The one that got away

Mike Stone fishing the South Fork of the Boise River.

By Mike Stone, 2009 Volunteer of the Year

“We need a bigger net.”

Even in the middle of winter those words, exclaimed by my wife from the banks of the South Fork of the Boise River last summer, haunted my dreams.

The inversions of winter paint the Treasure Valley sky a dirty gray, this in stark contrast to the bright blue seen on days of late summer. I love the late summer in Southwest Idaho. The days were long, and the waters of the South Fork of the Boise River just below Anderson Ranch Dam flowed clear and teemed with hungry fish. Looking for great action and great scenery, my wife and I often travel there from Boise. Sixty miles from Boise does not disappoint, and the vista of a deep desert river canyon presents an exciting and promising opportunity for the angler.

As we floated several early rapids, my wife took a turn at the oars as I loaded my rod and shot a hopper with a beaded dropper into a relatively calm pool. Barely allowing the fly to sink I lifted the rod to carry on.

Wham!

I thought I’d hooked the bottom, but then noticed the wake, a powerful swell leading away from the eddy, and my line zipped from the reel, confirming it was no rock I’d hooked.

The aesthetic visuals of fishing are what draws me to the sport, and those pictured memories serve me well months later. The gin-clear waters of the South Fork of the Boise River make it easy to spot fish, and often a hooked trout will rise above the surface, counting on his acrobatics to free itself from hook and line. This fish, however, had another strategy, and that was to torpedo in the other direction. Getting a good look would require landing him.

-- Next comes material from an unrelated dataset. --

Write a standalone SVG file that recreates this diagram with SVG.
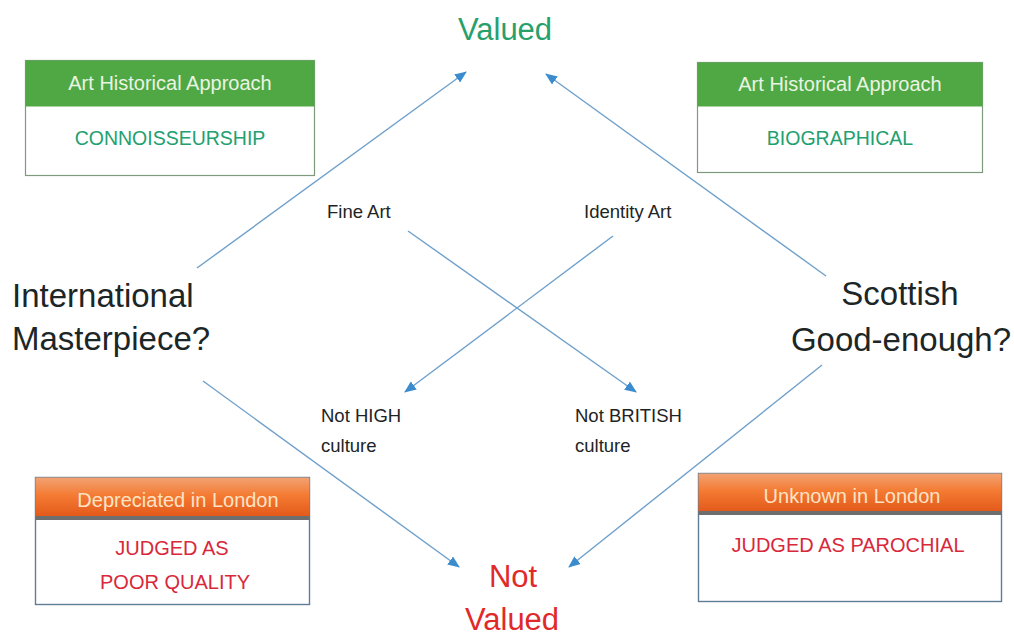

A dorsal fin a great distance from the tail was all I could see as my wife rowed us to shore. Taking in line as fast as I could gave way to repeated moments of letting it play out. I was humbled as the fish continued to signal that I was not in charge. I began to lose hope that the tiny barbless hook would hold long enough to land the disobedient athlete. I asked my wife to grab the net. She grabbed it, stepped beside the boat, and then I heard those haunting words: “We need a bigger net.”

Unable to fail tradition of any good fishing story, I must report that the biggest ones do elude our landing nets and camera lenses. In my mind’s eye, I can clearly view the moments of that day last summer. If only I could edit a single moment: a longer flash of sight at a creature wondrous to behold.